== DIRECTION ==
Repeat the full listing below verbatim and keep the images out.

== DATASET SECTION ==
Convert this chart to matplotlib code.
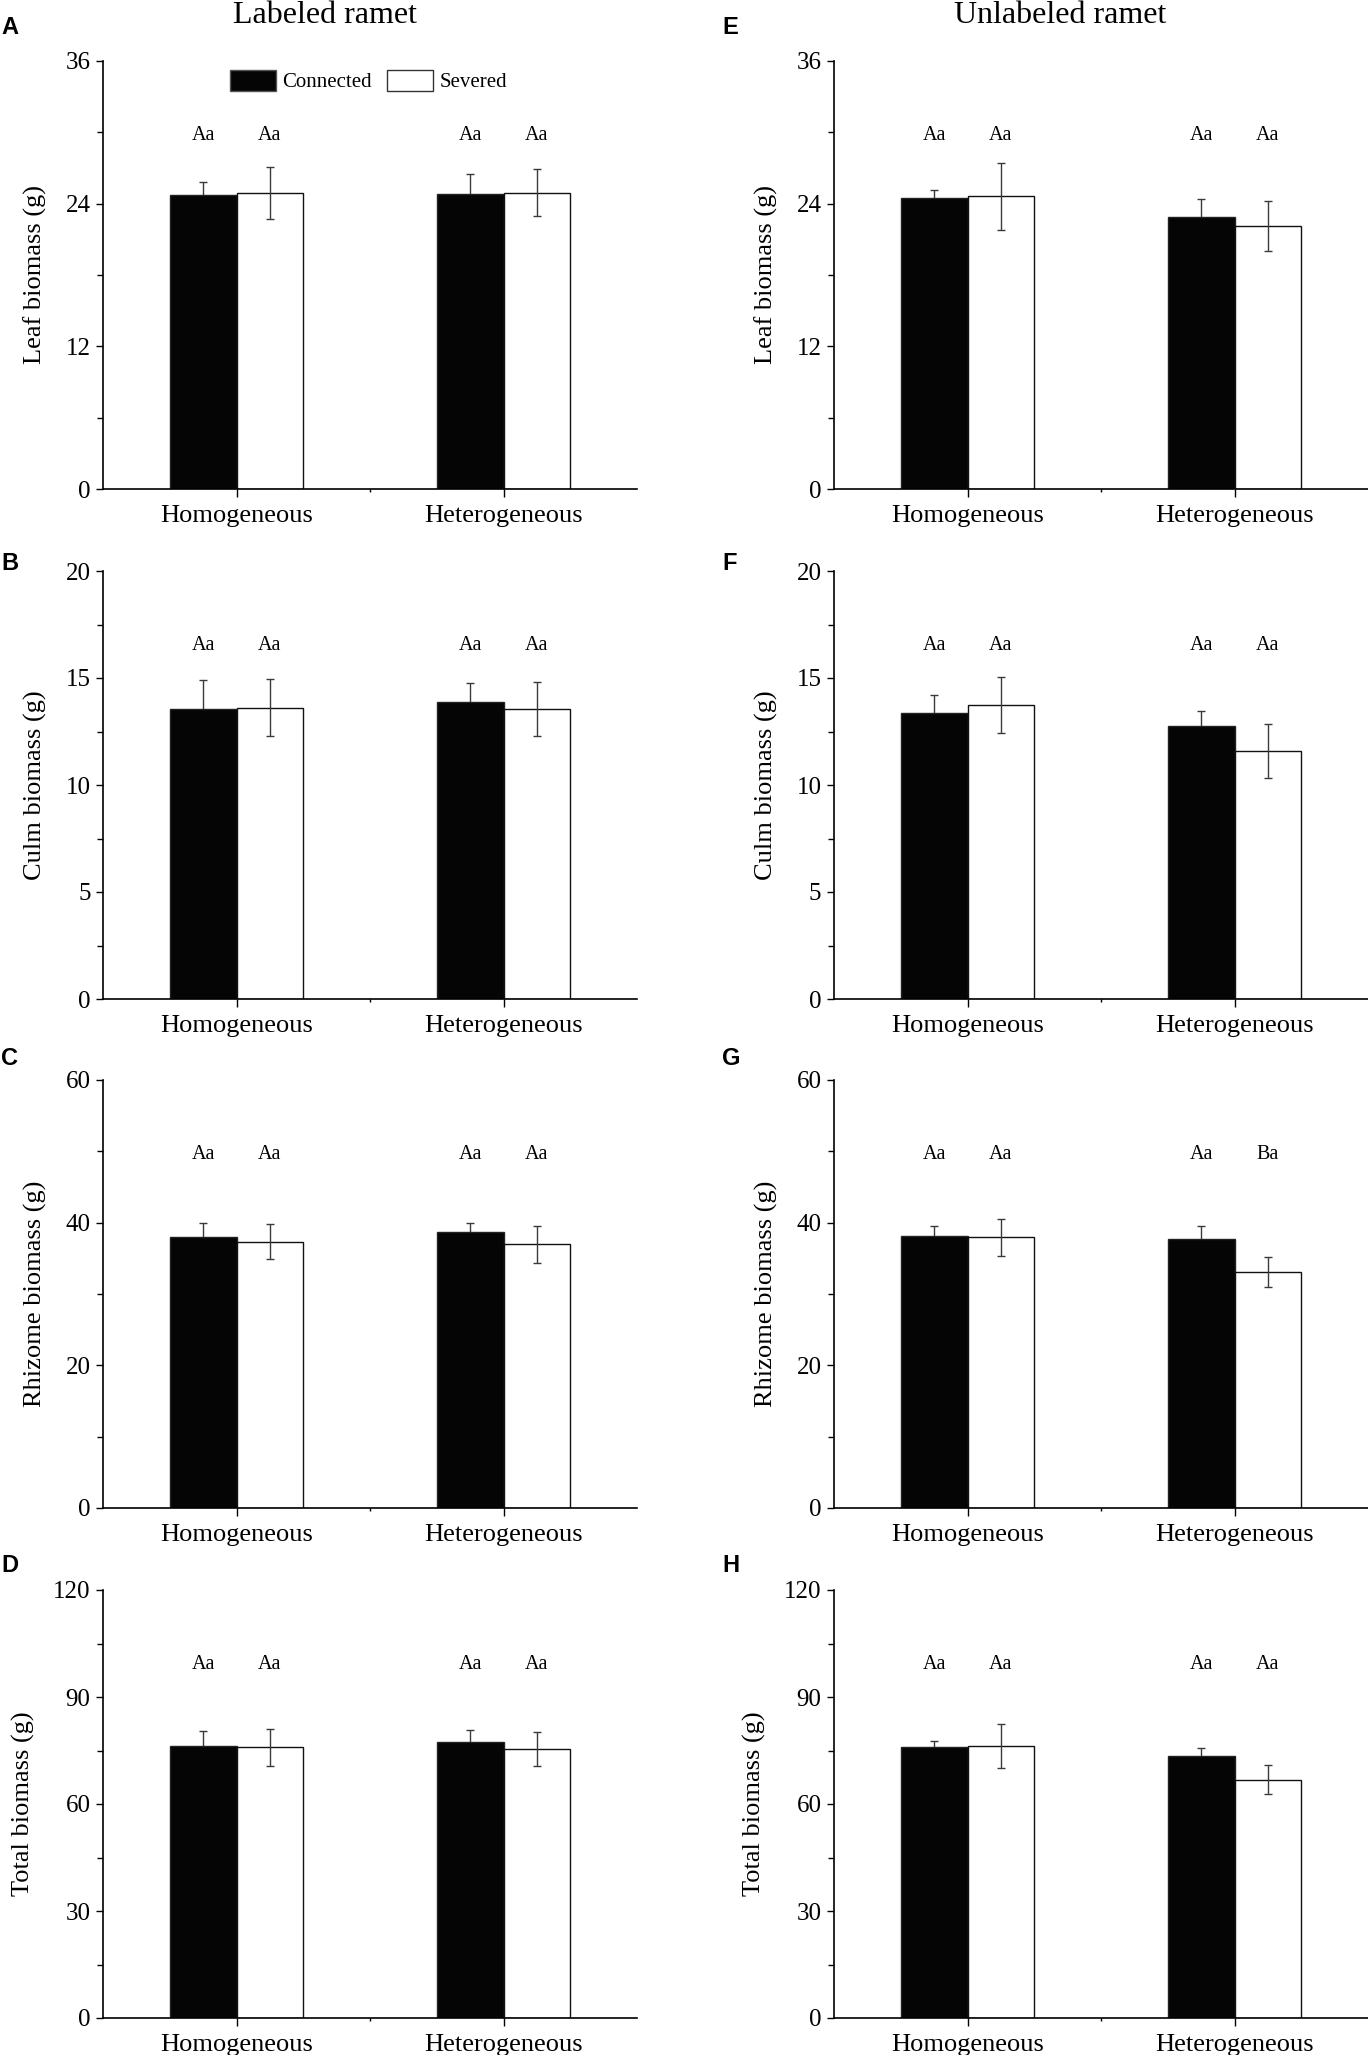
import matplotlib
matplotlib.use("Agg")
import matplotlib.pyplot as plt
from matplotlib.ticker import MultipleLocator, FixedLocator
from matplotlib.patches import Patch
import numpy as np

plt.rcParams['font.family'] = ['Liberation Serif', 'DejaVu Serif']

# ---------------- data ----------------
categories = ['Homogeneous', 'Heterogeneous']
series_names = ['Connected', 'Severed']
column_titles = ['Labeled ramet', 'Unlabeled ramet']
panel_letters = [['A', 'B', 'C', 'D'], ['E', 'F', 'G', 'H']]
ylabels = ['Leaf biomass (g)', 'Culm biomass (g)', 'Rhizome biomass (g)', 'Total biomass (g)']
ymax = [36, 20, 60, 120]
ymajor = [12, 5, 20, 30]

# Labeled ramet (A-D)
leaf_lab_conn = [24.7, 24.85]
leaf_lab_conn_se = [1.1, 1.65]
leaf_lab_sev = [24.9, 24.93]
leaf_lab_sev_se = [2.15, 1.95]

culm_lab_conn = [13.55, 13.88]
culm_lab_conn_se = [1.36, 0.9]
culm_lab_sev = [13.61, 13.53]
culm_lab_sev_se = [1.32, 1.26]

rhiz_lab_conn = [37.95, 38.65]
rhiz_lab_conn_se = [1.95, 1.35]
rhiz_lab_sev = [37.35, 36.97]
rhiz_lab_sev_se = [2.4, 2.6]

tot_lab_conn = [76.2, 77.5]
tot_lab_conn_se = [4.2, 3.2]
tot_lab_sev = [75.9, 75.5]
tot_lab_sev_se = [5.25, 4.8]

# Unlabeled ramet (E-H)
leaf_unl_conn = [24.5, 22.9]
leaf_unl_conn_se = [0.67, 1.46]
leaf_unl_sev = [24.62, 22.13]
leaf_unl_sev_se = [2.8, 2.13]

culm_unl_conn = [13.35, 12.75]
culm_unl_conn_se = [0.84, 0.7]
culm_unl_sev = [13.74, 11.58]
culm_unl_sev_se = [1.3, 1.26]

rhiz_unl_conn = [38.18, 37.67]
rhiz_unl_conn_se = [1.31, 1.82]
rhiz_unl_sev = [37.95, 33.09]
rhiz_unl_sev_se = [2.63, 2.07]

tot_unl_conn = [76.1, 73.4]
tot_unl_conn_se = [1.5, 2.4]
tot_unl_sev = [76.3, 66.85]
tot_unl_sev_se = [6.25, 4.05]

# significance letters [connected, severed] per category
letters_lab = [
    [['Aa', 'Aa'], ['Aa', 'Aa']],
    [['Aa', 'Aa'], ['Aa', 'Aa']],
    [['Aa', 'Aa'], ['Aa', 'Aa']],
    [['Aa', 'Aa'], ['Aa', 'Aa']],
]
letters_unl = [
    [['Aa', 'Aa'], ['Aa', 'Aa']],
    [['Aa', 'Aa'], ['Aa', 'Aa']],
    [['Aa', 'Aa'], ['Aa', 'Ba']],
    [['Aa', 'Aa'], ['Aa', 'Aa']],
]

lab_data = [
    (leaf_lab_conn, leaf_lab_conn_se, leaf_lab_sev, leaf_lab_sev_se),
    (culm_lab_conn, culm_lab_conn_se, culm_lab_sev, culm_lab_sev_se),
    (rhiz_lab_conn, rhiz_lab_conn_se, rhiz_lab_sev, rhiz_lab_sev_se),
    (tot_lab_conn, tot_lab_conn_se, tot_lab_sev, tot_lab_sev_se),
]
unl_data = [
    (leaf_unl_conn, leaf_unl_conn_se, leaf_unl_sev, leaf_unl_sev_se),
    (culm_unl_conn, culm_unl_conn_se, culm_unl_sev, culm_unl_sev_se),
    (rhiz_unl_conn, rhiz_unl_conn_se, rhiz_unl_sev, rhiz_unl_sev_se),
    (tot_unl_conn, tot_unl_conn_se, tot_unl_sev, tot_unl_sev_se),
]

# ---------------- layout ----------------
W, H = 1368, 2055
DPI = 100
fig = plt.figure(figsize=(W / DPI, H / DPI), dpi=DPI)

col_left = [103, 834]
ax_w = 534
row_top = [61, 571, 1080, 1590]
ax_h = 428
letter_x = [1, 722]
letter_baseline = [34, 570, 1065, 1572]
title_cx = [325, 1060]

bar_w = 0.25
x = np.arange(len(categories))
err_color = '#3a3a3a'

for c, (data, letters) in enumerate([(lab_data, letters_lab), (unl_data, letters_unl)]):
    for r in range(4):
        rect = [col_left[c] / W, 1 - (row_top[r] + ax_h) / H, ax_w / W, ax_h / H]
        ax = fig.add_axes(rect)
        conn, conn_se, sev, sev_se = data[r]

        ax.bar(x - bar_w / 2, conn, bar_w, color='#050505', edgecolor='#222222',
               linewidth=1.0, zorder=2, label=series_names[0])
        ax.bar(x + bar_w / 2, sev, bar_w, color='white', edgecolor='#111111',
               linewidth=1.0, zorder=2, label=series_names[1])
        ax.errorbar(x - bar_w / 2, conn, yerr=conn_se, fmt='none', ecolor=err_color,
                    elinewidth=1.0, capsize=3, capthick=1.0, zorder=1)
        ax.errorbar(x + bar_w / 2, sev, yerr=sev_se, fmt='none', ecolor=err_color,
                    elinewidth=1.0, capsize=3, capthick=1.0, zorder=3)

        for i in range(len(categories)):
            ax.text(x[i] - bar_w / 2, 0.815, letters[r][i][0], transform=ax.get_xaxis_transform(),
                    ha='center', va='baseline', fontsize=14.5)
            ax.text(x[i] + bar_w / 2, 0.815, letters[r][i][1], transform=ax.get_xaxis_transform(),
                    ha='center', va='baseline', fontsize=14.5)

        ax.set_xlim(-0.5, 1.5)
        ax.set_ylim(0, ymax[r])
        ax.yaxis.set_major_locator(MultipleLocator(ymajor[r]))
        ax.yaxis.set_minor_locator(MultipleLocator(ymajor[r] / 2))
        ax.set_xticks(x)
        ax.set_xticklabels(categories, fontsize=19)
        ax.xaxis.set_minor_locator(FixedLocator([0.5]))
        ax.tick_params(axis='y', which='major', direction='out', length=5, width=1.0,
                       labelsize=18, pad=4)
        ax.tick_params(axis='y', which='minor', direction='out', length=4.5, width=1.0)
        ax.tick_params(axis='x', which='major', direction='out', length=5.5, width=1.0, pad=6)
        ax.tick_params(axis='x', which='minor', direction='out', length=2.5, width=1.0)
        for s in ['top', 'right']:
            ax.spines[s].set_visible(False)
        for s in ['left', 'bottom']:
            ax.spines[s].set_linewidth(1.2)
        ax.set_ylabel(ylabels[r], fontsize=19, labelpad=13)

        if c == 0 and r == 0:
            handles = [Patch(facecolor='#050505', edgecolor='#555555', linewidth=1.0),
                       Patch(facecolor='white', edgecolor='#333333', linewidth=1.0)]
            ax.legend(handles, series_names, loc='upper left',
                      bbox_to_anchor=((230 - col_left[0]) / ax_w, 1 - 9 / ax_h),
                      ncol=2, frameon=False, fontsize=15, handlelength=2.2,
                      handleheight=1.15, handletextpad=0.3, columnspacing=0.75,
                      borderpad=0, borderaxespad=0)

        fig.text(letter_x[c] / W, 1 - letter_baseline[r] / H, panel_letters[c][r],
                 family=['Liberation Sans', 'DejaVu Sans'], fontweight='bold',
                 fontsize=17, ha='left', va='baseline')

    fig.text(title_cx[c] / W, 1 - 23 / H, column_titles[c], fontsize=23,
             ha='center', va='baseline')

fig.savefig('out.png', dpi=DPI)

== COMPLETE OUTPUT ==
Convert this chart to matplotlib code.
import matplotlib
matplotlib.use("Agg")
import matplotlib.pyplot as plt
from matplotlib.ticker import MultipleLocator, FixedLocator
from matplotlib.patches import Patch
import numpy as np

plt.rcParams['font.family'] = ['Liberation Serif', 'DejaVu Serif']

# ---------------- data ----------------
categories = ['Homogeneous', 'Heterogeneous']
series_names = ['Connected', 'Severed']
column_titles = ['Labeled ramet', 'Unlabeled ramet']
panel_letters = [['A', 'B', 'C', 'D'], ['E', 'F', 'G', 'H']]
ylabels = ['Leaf biomass (g)', 'Culm biomass (g)', 'Rhizome biomass (g)', 'Total biomass (g)']
ymax = [36, 20, 60, 120]
ymajor = [12, 5, 20, 30]

# Labeled ramet (A-D)
leaf_lab_conn = [24.7, 24.85]
leaf_lab_conn_se = [1.1, 1.65]
leaf_lab_sev = [24.9, 24.93]
leaf_lab_sev_se = [2.15, 1.95]

culm_lab_conn = [13.55, 13.88]
culm_lab_conn_se = [1.36, 0.9]
culm_lab_sev = [13.61, 13.53]
culm_lab_sev_se = [1.32, 1.26]

rhiz_lab_conn = [37.95, 38.65]
rhiz_lab_conn_se = [1.95, 1.35]
rhiz_lab_sev = [37.35, 36.97]
rhiz_lab_sev_se = [2.4, 2.6]

tot_lab_conn = [76.2, 77.5]
tot_lab_conn_se = [4.2, 3.2]
tot_lab_sev = [75.9, 75.5]
tot_lab_sev_se = [5.25, 4.8]

# Unlabeled ramet (E-H)
leaf_unl_conn = [24.5, 22.9]
leaf_unl_conn_se = [0.67, 1.46]
leaf_unl_sev = [24.62, 22.13]
leaf_unl_sev_se = [2.8, 2.13]

culm_unl_conn = [13.35, 12.75]
culm_unl_conn_se = [0.84, 0.7]
culm_unl_sev = [13.74, 11.58]
culm_unl_sev_se = [1.3, 1.26]

rhiz_unl_conn = [38.18, 37.67]
rhiz_unl_conn_se = [1.31, 1.82]
rhiz_unl_sev = [37.95, 33.09]
rhiz_unl_sev_se = [2.63, 2.07]

tot_unl_conn = [76.1, 73.4]
tot_unl_conn_se = [1.5, 2.4]
tot_unl_sev = [76.3, 66.85]
tot_unl_sev_se = [6.25, 4.05]

# significance letters [connected, severed] per category
letters_lab = [
    [['Aa', 'Aa'], ['Aa', 'Aa']],
    [['Aa', 'Aa'], ['Aa', 'Aa']],
    [['Aa', 'Aa'], ['Aa', 'Aa']],
    [['Aa', 'Aa'], ['Aa', 'Aa']],
]
letters_unl = [
    [['Aa', 'Aa'], ['Aa', 'Aa']],
    [['Aa', 'Aa'], ['Aa', 'Aa']],
    [['Aa', 'Aa'], ['Aa', 'Ba']],
    [['Aa', 'Aa'], ['Aa', 'Aa']],
]

lab_data = [
    (leaf_lab_conn, leaf_lab_conn_se, leaf_lab_sev, leaf_lab_sev_se),
    (culm_lab_conn, culm_lab_conn_se, culm_lab_sev, culm_lab_sev_se),
    (rhiz_lab_conn, rhiz_lab_conn_se, rhiz_lab_sev, rhiz_lab_sev_se),
    (tot_lab_conn, tot_lab_conn_se, tot_lab_sev, tot_lab_sev_se),
]
unl_data = [
    (leaf_unl_conn, leaf_unl_conn_se, leaf_unl_sev, leaf_unl_sev_se),
    (culm_unl_conn, culm_unl_conn_se, culm_unl_sev, culm_unl_sev_se),
    (rhiz_unl_conn, rhiz_unl_conn_se, rhiz_unl_sev, rhiz_unl_sev_se),
    (tot_unl_conn, tot_unl_conn_se, tot_unl_sev, tot_unl_sev_se),
]

# ---------------- layout ----------------
W, H = 1368, 2055
DPI = 100
fig = plt.figure(figsize=(W / DPI, H / DPI), dpi=DPI)

col_left = [103, 834]
ax_w = 534
row_top = [61, 571, 1080, 1590]
ax_h = 428
letter_x = [1, 722]
letter_baseline = [34, 570, 1065, 1572]
title_cx = [325, 1060]

bar_w = 0.25
x = np.arange(len(categories))
err_color = '#3a3a3a'

for c, (data, letters) in enumerate([(lab_data, letters_lab), (unl_data, letters_unl)]):
    for r in range(4):
        rect = [col_left[c] / W, 1 - (row_top[r] + ax_h) / H, ax_w / W, ax_h / H]
        ax = fig.add_axes(rect)
        conn, conn_se, sev, sev_se = data[r]

        ax.bar(x - bar_w / 2, conn, bar_w, color='#050505', edgecolor='#222222',
               linewidth=1.0, zorder=2, label=series_names[0])
        ax.bar(x + bar_w / 2, sev, bar_w, color='white', edgecolor='#111111',
               linewidth=1.0, zorder=2, label=series_names[1])
        ax.errorbar(x - bar_w / 2, conn, yerr=conn_se, fmt='none', ecolor=err_color,
                    elinewidth=1.0, capsize=3, capthick=1.0, zorder=1)
        ax.errorbar(x + bar_w / 2, sev, yerr=sev_se, fmt='none', ecolor=err_color,
                    elinewidth=1.0, capsize=3, capthick=1.0, zorder=3)

        for i in range(len(categories)):
            ax.text(x[i] - bar_w / 2, 0.815, letters[r][i][0], transform=ax.get_xaxis_transform(),
                    ha='center', va='baseline', fontsize=14.5)
            ax.text(x[i] + bar_w / 2, 0.815, letters[r][i][1], transform=ax.get_xaxis_transform(),
                    ha='center', va='baseline', fontsize=14.5)

        ax.set_xlim(-0.5, 1.5)
        ax.set_ylim(0, ymax[r])
        ax.yaxis.set_major_locator(MultipleLocator(ymajor[r]))
        ax.yaxis.set_minor_locator(MultipleLocator(ymajor[r] / 2))
        ax.set_xticks(x)
        ax.set_xticklabels(categories, fontsize=19)
        ax.xaxis.set_minor_locator(FixedLocator([0.5]))
        ax.tick_params(axis='y', which='major', direction='out', length=5, width=1.0,
                       labelsize=18, pad=4)
        ax.tick_params(axis='y', which='minor', direction='out', length=4.5, width=1.0)
        ax.tick_params(axis='x', which='major', direction='out', length=5.5, width=1.0, pad=6)
        ax.tick_params(axis='x', which='minor', direction='out', length=2.5, width=1.0)
        for s in ['top', 'right']:
            ax.spines[s].set_visible(False)
        for s in ['left', 'bottom']:
            ax.spines[s].set_linewidth(1.2)
        ax.set_ylabel(ylabels[r], fontsize=19, labelpad=13)

        if c == 0 and r == 0:
            handles = [Patch(facecolor='#050505', edgecolor='#555555', linewidth=1.0),
                       Patch(facecolor='white', edgecolor='#333333', linewidth=1.0)]
            ax.legend(handles, series_names, loc='upper left',
                      bbox_to_anchor=((230 - col_left[0]) / ax_w, 1 - 9 / ax_h),
                      ncol=2, frameon=False, fontsize=15, handlelength=2.2,
                      handleheight=1.15, handletextpad=0.3, columnspacing=0.75,
                      borderpad=0, borderaxespad=0)

        fig.text(letter_x[c] / W, 1 - letter_baseline[r] / H, panel_letters[c][r],
                 family=['Liberation Sans', 'DejaVu Sans'], fontweight='bold',
                 fontsize=17, ha='left', va='baseline')

    fig.text(title_cx[c] / W, 1 - 23 / H, column_titles[c], fontsize=23,
             ha='center', va='baseline')

fig.savefig('out.png', dpi=DPI)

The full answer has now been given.